En un cuarto de la colonia roma, a media luz, resplandece un escenario en el centro del Foro del Tejedor. Quizá como un juego de palabras del mismo espacio, se encuentra colgada una maleta azul de la cual se desprende una red de pesca que tiene en su entramado diferentes máscaras, cada una de ellas más colorida y folclórica que la siguiente.
Al dar la tercera llamada, en la penumbra, se empieza a escuchar una polifonía de gritos y cantos que se asemejan a los que se pueden encontrar en cualquier mercado:
–EL AGUA ELAGUA ELAGUAAAAAA-
-LLEVELO LLÉVELO LLEVELOOOOOO-
-DE A PESO GÜERÍTA DE APESOOOO–
Velozmente, en comparsa, van apareciendo los músicos con el maestro de ceremonias Augusto Bracho. Gustavo Guerrero, heterónimo de Augusto Bracho o viceversa —pues uno nunca sabe— es un músico Venezolano que ha surcado diferentes terrenos, tanto del rock latinoamericano como el de las calles, con boleros o aquellos barrios con sonideros cumbieros. Su colaboración más reciente fue como director musical del proyecto “Musas” con Natalia Lafourcade y los Macorinos, o dependiendo de la máscara, su disco como solista “Mercado de los Corotos”.
Al puro estilo de Screamin’ Jay Hawkins, el caníbal del escenario, aparece Augusto Bracho y toma el centro del foro, como una máscara más que se suma a toda la instalación que cuelga sobre los músicos, ya que Augusto es un personaje con una actitud histriónica y disociada que, a cada oportunidad que tiene, gesticula todos los sentimientos que la música y la letra le hacen atravesar; pero, ¿en qué consiste ese espectáculo?
Se podría decir que hay una gran variedad de música folclórica latinoamericana que abarca desde unas “Coplas Oaxaqueñas”, hasta unas “Décimas Tuyeras”, canciones que pertenecen al catálogo del disco presentado.
Se escuchan tumbaos con sones, pero también escuchamos a una comitiva con batucada; de pronto, se rompe el festival con coplas al aire y por ahí perdido un tamborileo que va y viene como oleaje musical. Un canto nostálgico que nos recuerda a Buena Vista Social Club, al Negro Ojeda o incluso a Tin Tan. Esta celebración, podría ser fácilmente una fiesta en la calle.

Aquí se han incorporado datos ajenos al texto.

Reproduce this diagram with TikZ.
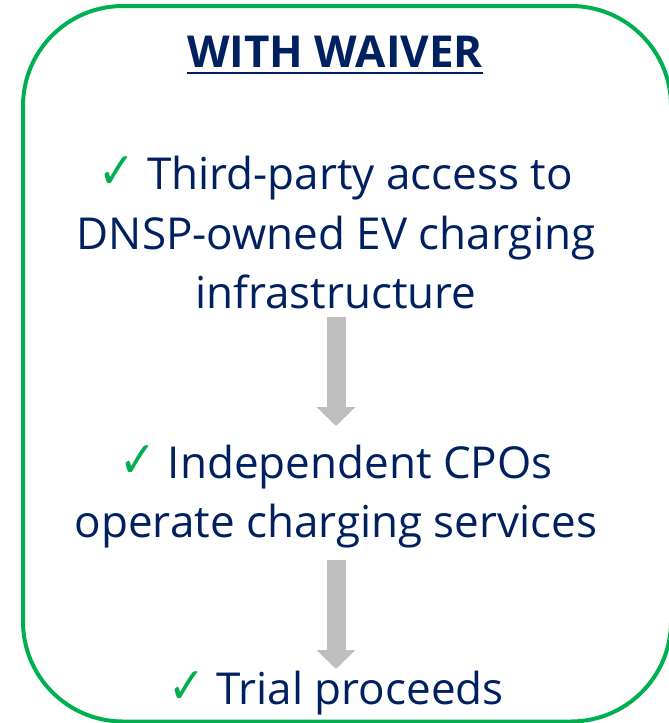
\documentclass[tikz,border=0pt]{standalone}
\usepackage{graphicx}
\usepackage{fontspec}
\setmainfont{Open Sans}
\newfontfamily\checkfont{DejaVu Sans}
\usetikzlibrary{arrows.meta}
\definecolor{navy}{HTML}{002060}
\definecolor{ckgreen}{HTML}{00B050}
\definecolor{arrowgray}{HTML}{BFBFBF}
\newcommand\ck{{\checkfont\bfseries\color{ckgreen}\raisebox{1pt}{\scalebox{1}[1.15]{✓}}}}
\begin{document}
\begin{tikzpicture}[x=1pt,y=-1pt,
  txt/.style={anchor=base, inner sep=0pt, text=navy, font=\fontsize{44}{54}\selectfont},
  headline/.style={anchor=base, inner sep=0pt, text=navy, font=\fontsize{44}{52}\selectfont\bfseries},
  flow/.style={draw=arrowgray, line width=19pt, -{Triangle[length=19pt,width=38pt]}},
  frame/.style={draw=ckgreen, line width=4pt, rounded corners=100pt}]
\useasboundingbox (0,0) rectangle (669,723);
\draw[frame] (23,6) rectangle (671,721.5);
\node[headline] (h) at (335,67) {WITH WAIVER};
\draw[navy, line width=1.5pt] ([yshift=-6pt]h.base west) -- ([yshift=-6pt]h.base east);
\node[txt] (l1) at (336,189) {\ck{} Third-party access to};
\node[txt] (l2) at (336,249) {DNSP-owned EV charging};
\node[txt] (l3) at (336,308) {infrastructure};
\node[txt] (l4) at (336,478) {\ck{} Independent CPOs};
\node[txt] (l5) at (336,537) {operate charging services};
\node[txt] (l6) at (336,704) {\ck{} Trial proceeds};
\draw[flow] ([yshift=-9pt]l3.base) -- ([yshift=52pt]l4.base);
\draw[flow] ([yshift=-23pt]l5.base) -- ([yshift=35pt]l6.base);
\end{tikzpicture}
\end{document}
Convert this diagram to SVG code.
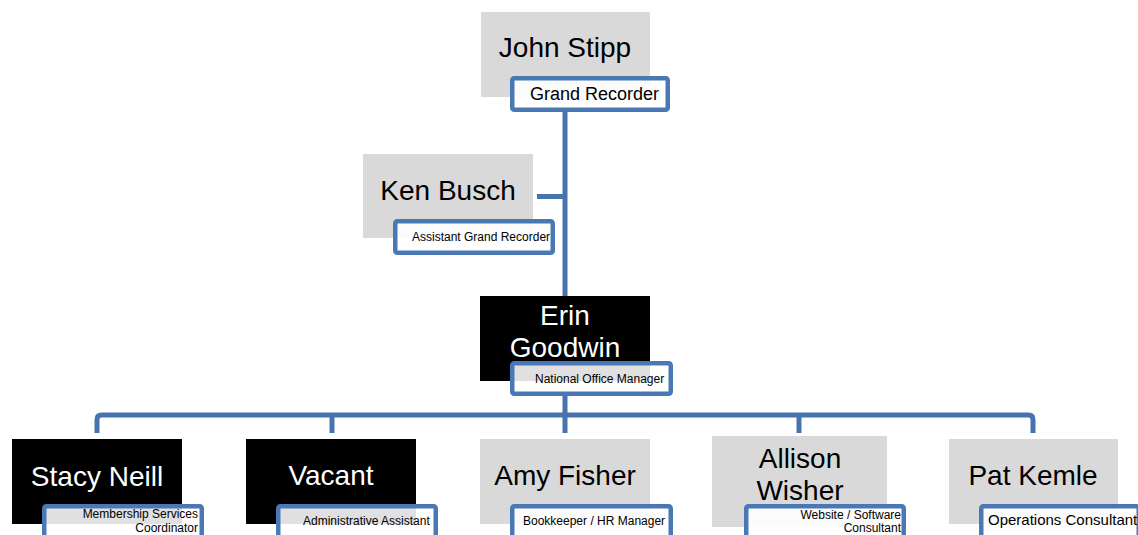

Augusto Bracho es de algún lugar de entre la frontera mexicana y la tierra del fuego. Por ello podemos entender que su música contiene un poco de todos estos lugares ya que, cuentan algunos, es un gran soldador de ritmos latinoamericanos; un músico que trae de vuelta la música de los ayeres y no solamente como intérprete, más bien como un compositor de los años 30.
Aparentemente el ser humano está destinado a convivir con este Phármakon de la nostalgia del ayer; aquel suspiro dulce y doloroso que nos recuenta vivencias fundacionales de nuestra propia historia, ya sea desde los precipicios grises del trauma psicológico o desde la reminiscencia platónica que nos da una brújula en el día a día.
La ilusión del pasado que se hace presente a través de una obra artística es lo más cercano a una reflexión de sinestesia inconsciente que podemos tener. Es parecido al olor de un perfume que te recuerda a un ser querido, como el olor de algún alimento que recuerda a la casa de la abuela en donde se escuchaba sin parar la estación del Fonógrafo.
Aparentemente este estilo musical está teniendo una especie de resurgimiento, al puro estilo de una experimentación que se lleva a cabo en un laboratorio químico. Augusto se asemeja a una caja de petri a la cual se acercan todos aquellos que simpatizan con esa expresión artística y afloran dentro de su paraje.
De pronto recuerdo de nuevo aquella instalación en aquel foro. De pronto empieza a cobrar algo de sentido toda esa maraña de máscaras, redes y maletas. ¿Será que ese arreglo dispar y discrepante busca retratar la consonancia cultural entre las poblaciones latinoamericanas? ¿Acaso buscan acercarlas a una costa musical y, ya que tienen a todas estas juntitas, pescarlas dentro de una maleta que resulta ser un disco? ¿Será esa la maleta que colgaba en el foro? ¿Será esa la maleta de Augusto?